'''

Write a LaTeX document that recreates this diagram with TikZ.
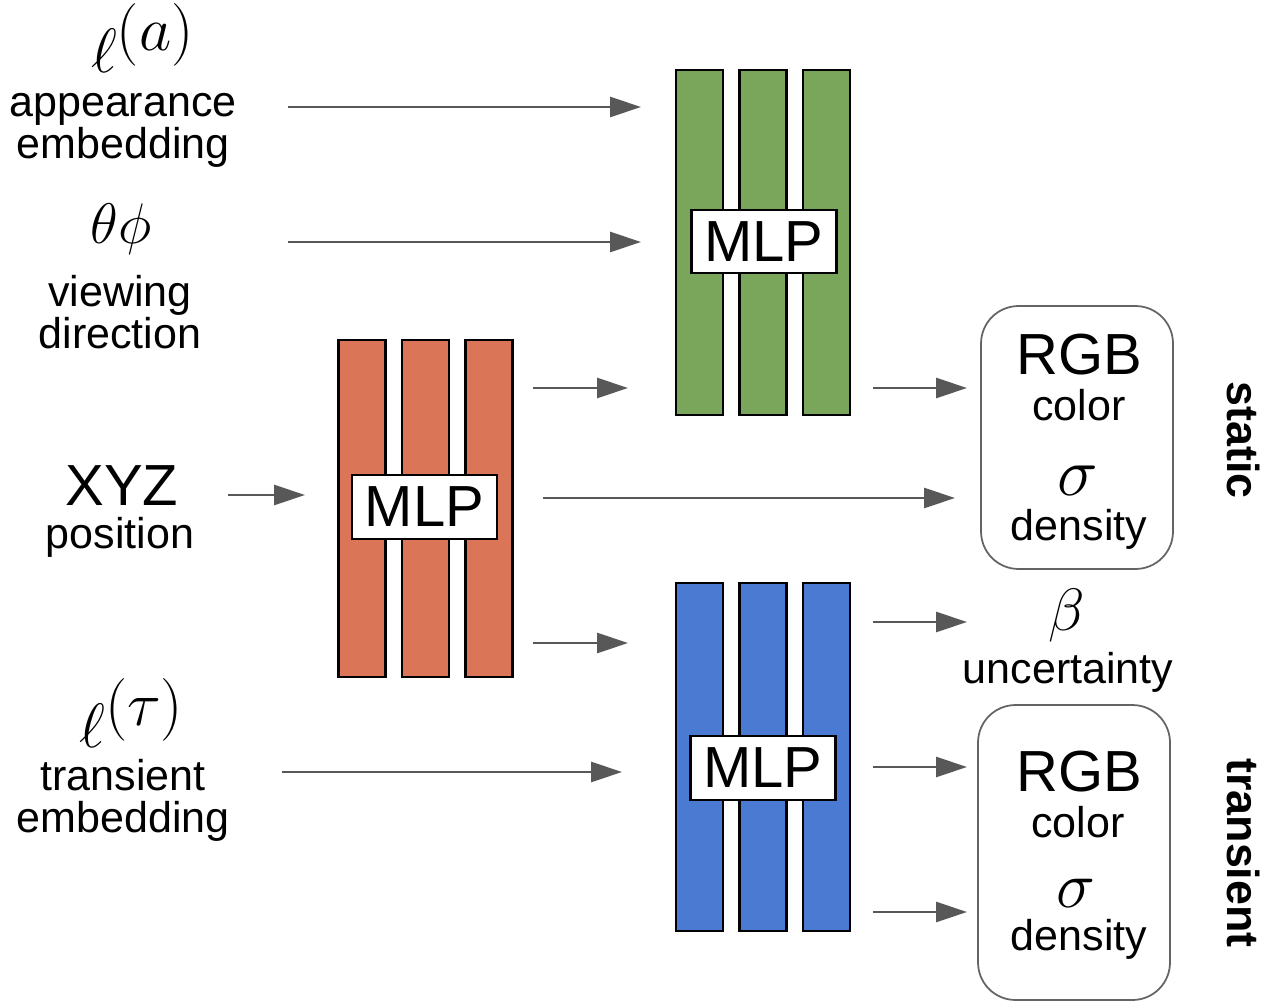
\documentclass[tikz,border=0pt]{standalone}
\usepackage{fontspec}
\setmainfont{Liberation Sans}
\usetikzlibrary{arrows.meta}
\definecolor{mlpgreen}{RGB}{121,166,90}
\definecolor{mlporange}{RGB}{218,117,88}
\definecolor{mlpblue}{RGB}{74,122,210}
\definecolor{arrowgray}{RGB}{88,88,88}
\definecolor{boxgray}{RGB}{100,100,100}
% math symbols set at 20.74pt and enlarged to the wanted size
\newcommand\symb[2]{\scalebox{#1}{$#2$}}

\begin{document}
\begin{tikzpicture}[x=0.02cm,y=-0.02cm,
  bar/.style={draw=black,line width=1.2pt,inner sep=0pt,outer sep=0pt,minimum width=0.94cm},
  gbar/.style={bar,fill=mlpgreen,minimum height=6.9cm},
  obar/.style={bar,fill=mlporange,minimum height=6.74cm},
  bbar/.style={bar,fill=mlpblue,minimum height=6.96cm},
  mlpbox/.style={draw=black,line width=1.2pt,fill=white,inner sep=0pt,
    minimum width=2.9cm,minimum height=1.27cm,font=\fontsize{33}{33}\selectfont},
  outbox/.style={draw=boxgray,line width=1pt,rounded corners=0.75cm,inner sep=0pt,
    minimum width=3.84cm},
  lbl/.style={font=\fontsize{24.5}{24}\selectfont,align=center,inner sep=0pt},
  big/.style={font=\fontsize{33}{33}\selectfont,inner sep=0pt},
  mth/.style={font=\fontsize{20.74}{22}\selectfont,inner sep=0pt},
  side/.style={font=\fontsize{25.5}{26}\selectfont\bfseries,rotate=-90,inner sep=0pt},
  arr/.style={draw=arrowgray,line width=1.6pt,
    -{Triangle[length=0.62cm,width=0.4cm,fill=arrowgray]}}]
\useasboundingbox (0,0) rectangle (1273,1003);

% inputs on the left
\node[mth] (la) at (143,38) {\symb{1.72}{\ell^{\textstyle(a)}}};
\node[lbl] (app) at (123,130) {appearance\\embedding};
\node[mth] (thph) at (121,229) {\symb{1.57}{\theta\phi}};
\node[lbl] (view) at (120,312) {viewing\\direction};
\node[big] (xyz) at (122,486) {XYZ};
\node[lbl] (pos) at (120,537) {position};
\node[mth] (lt) at (132,713) {\symb{1.72}{\ell^{\textstyle(\tau)}}};
\node[lbl] (temb) at (123,800) {transient\\embedding};

% shared MLP (orange)
\node[obar] (o1) at (362,508.5) {};
\node[obar] (o2) at (425.5,508.5) {};
\node[obar] (o3) at (489,508.5) {};
\node[mlpbox] (omlp) at (424.5,507) {MLP};

% static head (green)
\node[gbar] (g1) at (699.5,242.5) {};
\node[gbar] (g2) at (763,242.5) {};
\node[gbar] (g3) at (826.5,242.5) {};
\node[mlpbox] (gmlp) at (764,241.5) {MLP};

% transient head (blue)
\node[bbar] (b1) at (699.5,757) {};
\node[bbar] (b2) at (763,757) {};
\node[bbar] (b3) at (826.5,757) {};
\node[mlpbox] (bmlp) at (763,768) {MLP};

% static outputs
\node[outbox,minimum height=5.26cm] (sbox) at (1077,437.5) {};
\node[big] (srgb) at (1079,355) {RGB};
\node[lbl] (scol) at (1079,405) {color};
\node[mth] (ssig) at (1078,481) {\symb{1.88}{\sigma}};
\node[lbl] (sden) at (1079,529) {density};
\node[side] (stat) at (1243,440) {static};

% uncertainty
\node[mth] (beta) at (1067,616) {\symb{1.64}{\beta}};
\node[lbl] (unc) at (1068,672) {uncertainty};

% transient outputs
\node[outbox,minimum height=5.9cm] (tbox) at (1074,852.5) {};
\node[big] (trgb) at (1079,772) {RGB};
\node[lbl] (tcol) at (1078,822) {color};
\node[mth] (tsig) at (1076,893) {\symb{1.8}{\sigma}};
\node[lbl] (tden) at (1079,939) {density};
\node[side] (tran) at (1243,853) {transient};

% arrow end points
\coordinate (a1s) at (288,107);  \coordinate (a1e) at (641,107);
\coordinate (a2s) at (288,242);  \coordinate (a2e) at (641,242);
\coordinate (a3s) at (228,495);  \coordinate (a3e) at (305,495);
\coordinate (a4s) at (533,388);  \coordinate (a4e) at (628,388);
\coordinate (a5s) at (543,498);  \coordinate (a5e) at (955,498);
\coordinate (a6s) at (533,643);  \coordinate (a6e) at (628,643);
\coordinate (a7s) at (282,772);  \coordinate (a7e) at (622,772);
\coordinate (a8s) at (873,388);  \coordinate (a8e) at (967,388);
\coordinate (a9s) at (873,622);  \coordinate (a9e) at (967,622);
\coordinate (a10s) at (873,767); \coordinate (a10e) at (967,767);
\coordinate (a11s) at (873,912); \coordinate (a11e) at (967,912);

\foreach \i in {1,...,11} \draw[arr] (a\i s) -- (a\i e);
\end{tikzpicture}
\end{document}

'''

Please take the lines from the beginning of the data above through the line holding "(0,0) rectangle (1273,1003);" and transcribe them exactly, without any pictures.

Finished task:
Write a LaTeX document that recreates this diagram with TikZ.
\documentclass[tikz,border=0pt]{standalone}
\usepackage{fontspec}
\setmainfont{Liberation Sans}
\usetikzlibrary{arrows.meta}
\definecolor{mlpgreen}{RGB}{121,166,90}
\definecolor{mlporange}{RGB}{218,117,88}
\definecolor{mlpblue}{RGB}{74,122,210}
\definecolor{arrowgray}{RGB}{88,88,88}
\definecolor{boxgray}{RGB}{100,100,100}
% math symbols set at 20.74pt and enlarged to the wanted size
\newcommand\symb[2]{\scalebox{#1}{$#2$}}

\begin{document}
\begin{tikzpicture}[x=0.02cm,y=-0.02cm,
  bar/.style={draw=black,line width=1.2pt,inner sep=0pt,outer sep=0pt,minimum width=0.94cm},
  gbar/.style={bar,fill=mlpgreen,minimum height=6.9cm},
  obar/.style={bar,fill=mlporange,minimum height=6.74cm},
  bbar/.style={bar,fill=mlpblue,minimum height=6.96cm},
  mlpbox/.style={draw=black,line width=1.2pt,fill=white,inner sep=0pt,
    minimum width=2.9cm,minimum height=1.27cm,font=\fontsize{33}{33}\selectfont},
  outbox/.style={draw=boxgray,line width=1pt,rounded corners=0.75cm,inner sep=0pt,
    minimum width=3.84cm},
  lbl/.style={font=\fontsize{24.5}{24}\selectfont,align=center,inner sep=0pt},
  big/.style={font=\fontsize{33}{33}\selectfont,inner sep=0pt},
  mth/.style={font=\fontsize{20.74}{22}\selectfont,inner sep=0pt},
  side/.style={font=\fontsize{25.5}{26}\selectfont\bfseries,rotate=-90,inner sep=0pt},
  arr/.style={draw=arrowgray,line width=1.6pt,
    -{Triangle[length=0.62cm,width=0.4cm,fill=arrowgray]}}]
\useasboundingbox (0,0) rectangle (1273,1003);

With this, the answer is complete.